**What is being asked**
Scan the entries below. List each line with "matplotlib".

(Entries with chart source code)
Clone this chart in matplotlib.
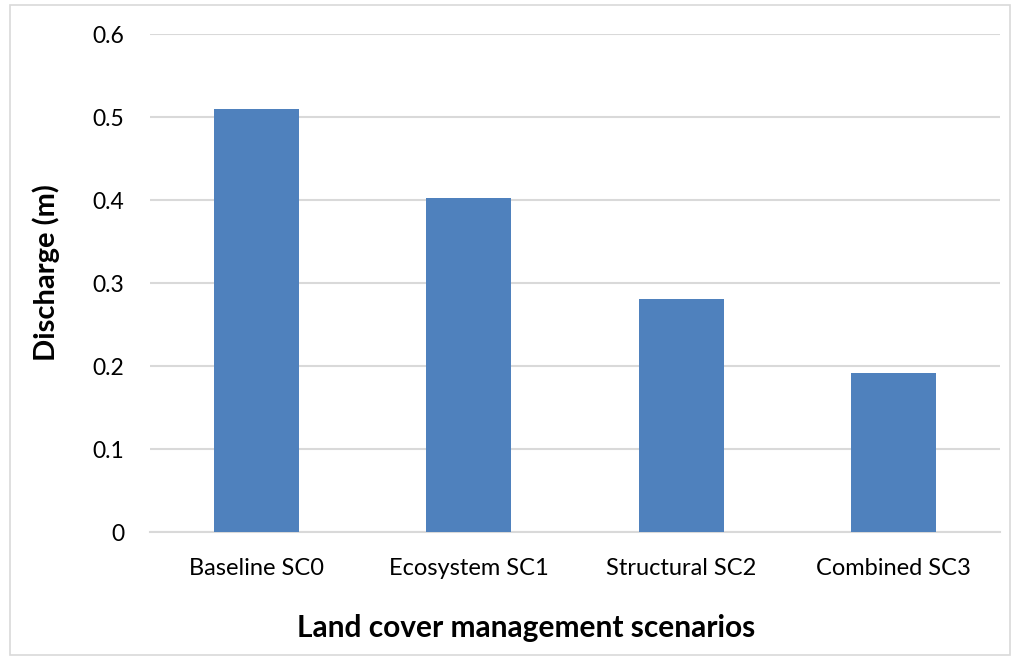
import matplotlib.pyplot as plt
from matplotlib.patches import Rectangle

# Peak discharge per land cover management scenario
scenarios = ['Baseline SC0', 'Ecosystem SC1', 'Structural SC2', 'Combined SC3']
discharge = [0.510, 0.403, 0.281, 0.192]
y_ticks = [0, 0.1, 0.2, 0.3, 0.4, 0.5, 0.6]
y_tick_labels = ['0', '0.1', '0.2', '0.3', '0.4', '0.5', '0.6']

plt.rcParams['font.family'] = ['Lato', 'DejaVu Sans']

fig = plt.figure(figsize=(10.15, 6.6), dpi=100)
ax = fig.add_axes([0.1478, 0.1935, 0.8374, 0.7545])

ax.bar(scenarios, discharge, width=0.4, color='#4F81BD', zorder=3)

ax.set_xlim(-0.5, len(scenarios) - 0.5)
ax.set_ylim(0, 0.6)
ax.set_yticks(y_ticks)
ax.set_yticklabels(y_tick_labels, fontsize=16.5)
ax.tick_params(axis='y', length=0, pad=18.5)
ax.tick_params(axis='x', length=0, pad=18.5, labelsize=17)

# Excel-like gridlines and frame
ax.set_axisbelow(True)
ax.yaxis.grid(color='#D9D9D9', linewidth=1.5)
for side in ['top', 'right', 'left']:
    ax.spines[side].set_visible(False)
ax.spines['bottom'].set_color('#D9D9D9')
ax.spines['bottom'].set_linewidth(1.5)

# Axis titles are centred on the chart area rather than the plot area
ax.set_ylabel('Discharge (m)', fontsize=21, fontweight='bold', va='center')
ax.yaxis.set_label_coords(-0.1224, 0.522)
ax.set_xlabel('Land cover management scenarios', fontsize=21.5, fontweight='bold', va='center')
ax.xaxis.set_label_coords(0.4424, -0.192)

# Light border around the whole chart
fig.patches.append(Rectangle((10 / 1015, 5 / 660), 1000 / 1015, 650 / 660,
                             transform=fig.transFigure, fill=False,
                             edgecolor='#D9D9D9', linewidth=1.2))

fig.savefig('out.png', dpi=100)
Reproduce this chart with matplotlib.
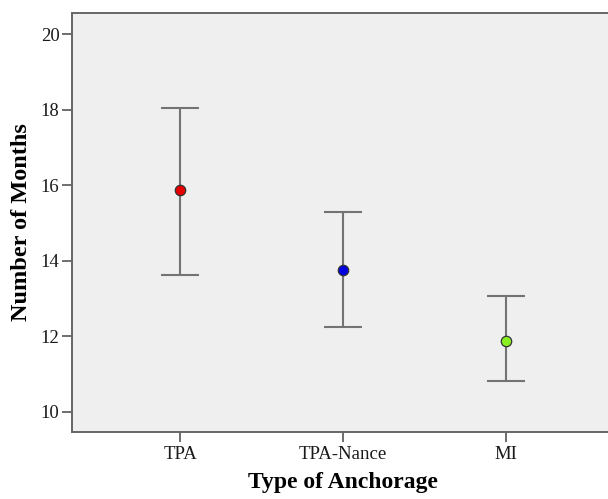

**Solution for this exercise**
Clone this chart in matplotlib.
import matplotlib.pyplot as plt
from matplotlib.patches import Rectangle
Reproduce this chart with matplotlib.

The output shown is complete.